Here is the right side view showing the hole above the right thigh and under the left calf. Both holes end up in her 'lap'. Pore 'lil thang looks kinda like a trucker at this point. She will start to thin down soon though. I just hope I haven't removed too much wood from anyplace vital.

Here you can see that a whole bunch of wood has been removed from the face area so that the nose will stick out from the rest of the face. I learned from working on the self-portrait that a face should be at about 90 degrees working back from the tip of the nose. That is, that if you walk into a corner where 2 walls meet your nose should sit in the corner and your cheekbones touch the walls. Try it- it is true.
I'm enthused now to keep working on Naiad- I can see the light in the holes, and at the end of the tunnel. I have exactly one month to finish. Stay tuned.

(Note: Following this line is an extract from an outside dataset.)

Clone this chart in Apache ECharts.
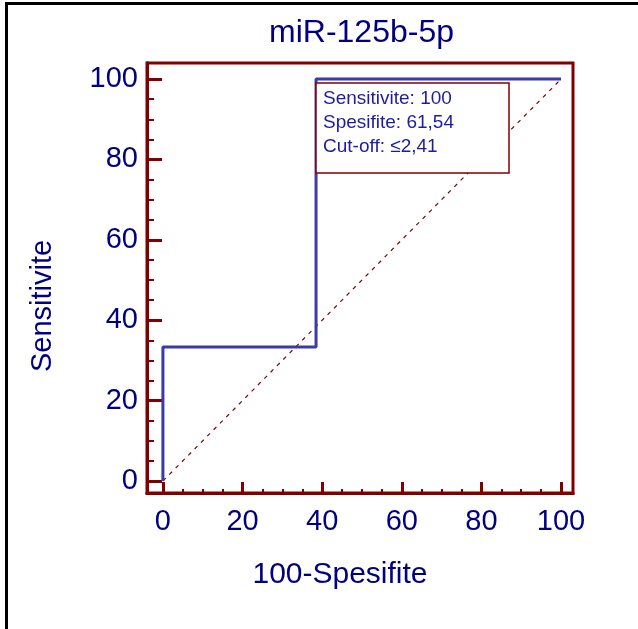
<!DOCTYPE html>
<html>
<head>
<meta charset="utf-8">
<script src="https://cdn.jsdelivr.net/npm/echarts@6/dist/echarts.min.js"></script>
<style>
html,body{margin:0;padding:0;background:#fff;}
#chart{position:absolute;left:0;top:0;width:638px;height:629px;}
#frame{position:absolute;left:5px;top:2px;width:640px;height:640px;border-left:3px solid #000;border-top:3px solid #000;pointer-events:none;}
</style>
</head>
<body>
<div id="chart"></div>
<div id="frame"></div>
<script>
// ROC curve: x = 100 - Specificity, y = Sensitivity
const rocX = [0, 0, 38.46, 38.46, 100];
const rocY = [0, 33.33, 33.33, 100, 100];
const refX = [0, 100];
const refY = [0, 100];
const majorTicks = [0, 20, 40, 60, 80, 100];
const minorTicks = [5, 10, 15, 25, 30, 35, 45, 50, 55, 65, 70, 75, 85, 90, 95];
const infoLines = ['Sensitivite: 100', 'Spesifite: 61,54', 'Cut-off: \u22642,41'];
const chartTitle = 'miR-125b-5p';
const xName = '100-Spesifite';
const yName = 'Sensitivite';

const maroon = '#800000';
const navy = '#000080';
const font = 'Liberation Sans, Arial, sans-serif';

const chart = echarts.init(document.getElementById('chart'));
const baseAxis = (extra) => Object.assign({
  type: 'value',
  splitLine: { show: false },
  axisLine: { show: true, onZero: false, lineStyle: { color: maroon, width: 3 } }
}, extra);

chart.setOption({
  animation: false,
  backgroundColor: '#fff',
  title: [
    { text: chartTitle, left: 269, top: 17, padding: 0,
      textStyle: { fontFamily: font, fontSize: 32, fontWeight: 'normal', color: navy } },
    { text: infoLines.join('\n'), left: 316, top: 83, padding: [4, 55, 14, 7],
      borderColor: maroon, borderWidth: 1.5, backgroundColor: '#fff',
      textStyle: { fontFamily: font, fontSize: 19, lineHeight: 24, fontWeight: 'normal', color: '#1c1ca0' } }
  ],
  grid: { left: 147, right: 65, top: 63, bottom: 136, show: true, borderColor: maroon, borderWidth: 3, backgroundColor: 'transparent' },
  xAxis: [
    baseAxis({ min: -4, max: 103, position: 'bottom',
      name: xName, nameLocation: 'middle', nameGap: 67,
      nameTextStyle: { fontFamily: font, fontSize: 30, color: navy, padding: [0, 40, 0, 0] },
      axisTick: { show: true, inside: true, length: 11, customValues: majorTicks, lineStyle: { color: maroon, width: 3 } },
      axisLabel: { show: true, margin: 14, customValues: majorTicks, fontFamily: font, fontSize: 29, color: navy } }),
    baseAxis({ min: -4, max: 103, position: 'bottom',
      axisTick: { show: true, inside: true, length: 4, customValues: minorTicks, lineStyle: { color: maroon, width: 2 } },
      axisLabel: { show: false } })
  ],
  yAxis: [
    baseAxis({ min: -3, max: 104, position: 'left',
      name: yName, nameLocation: 'middle', nameGap: 90,
      nameTextStyle: { fontFamily: font, fontSize: 29, color: navy, padding: [0, 56, 0, 0] },
      axisTick: { show: true, inside: true, length: 15, customValues: majorTicks, lineStyle: { color: maroon, width: 3 } },
      axisLabel: { show: true, margin: 9, customValues: majorTicks, fontFamily: font, fontSize: 29, color: navy } }),
    baseAxis({ min: -3, max: 104, position: 'left',
      axisTick: { show: true, inside: true, length: 7, customValues: minorTicks, lineStyle: { color: maroon, width: 2 } },
      axisLabel: { show: false } })
  ],
  series: [
    { type: 'line', xAxisIndex: 0, yAxisIndex: 0, symbol: 'none', silent: true,
      data: refX.map((x, i) => [x, refY[i]]),
      lineStyle: { color: maroon, width: 1.2, type: [4, 5] }, z: 2 },
    { type: 'line', xAxisIndex: 0, yAxisIndex: 0, symbol: 'none', silent: true,
      data: rocX.map((x, i) => [x, rocY[i]]),
      lineStyle: { color: '#3a3aa8', width: 3 }, z: 3 }
  ]
});
</script>
</body>
</html>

Thursday, September 3, 2009

Finding the Form

I went crazy the other day and spent almost all day on the carving- 6 hours. I was on a roll and when that happens it is best to just keep at it. Just like if you are messing up it is a good idea to stop and come back to the project later. I like the way the Naiad is starting to look. I can see where each limb needs to start and stop. I'm being careful to keep a dynamic gesture from every angle- no straight lines or 90 degrees. It still needs a lot of work, but at this point I am satisfied- approximately 20 hours into the project.

The red lines are drawn with a soft colored pencil using the photos and plans for guidance. I am trying to mark where I am sure I can remove some wood- then the line is gone too and I can reappraise the situation to see what to do next.

With these two left-side views you can see the difference another few hours made. The figure on the left was after maybe 3 hours of work, and the one on the right after another 3 hours.
I have to restrain myself from putting in details until I have everything where it belongs. I am a detail person and I want to put in toenails and eyelashes asap. Patience!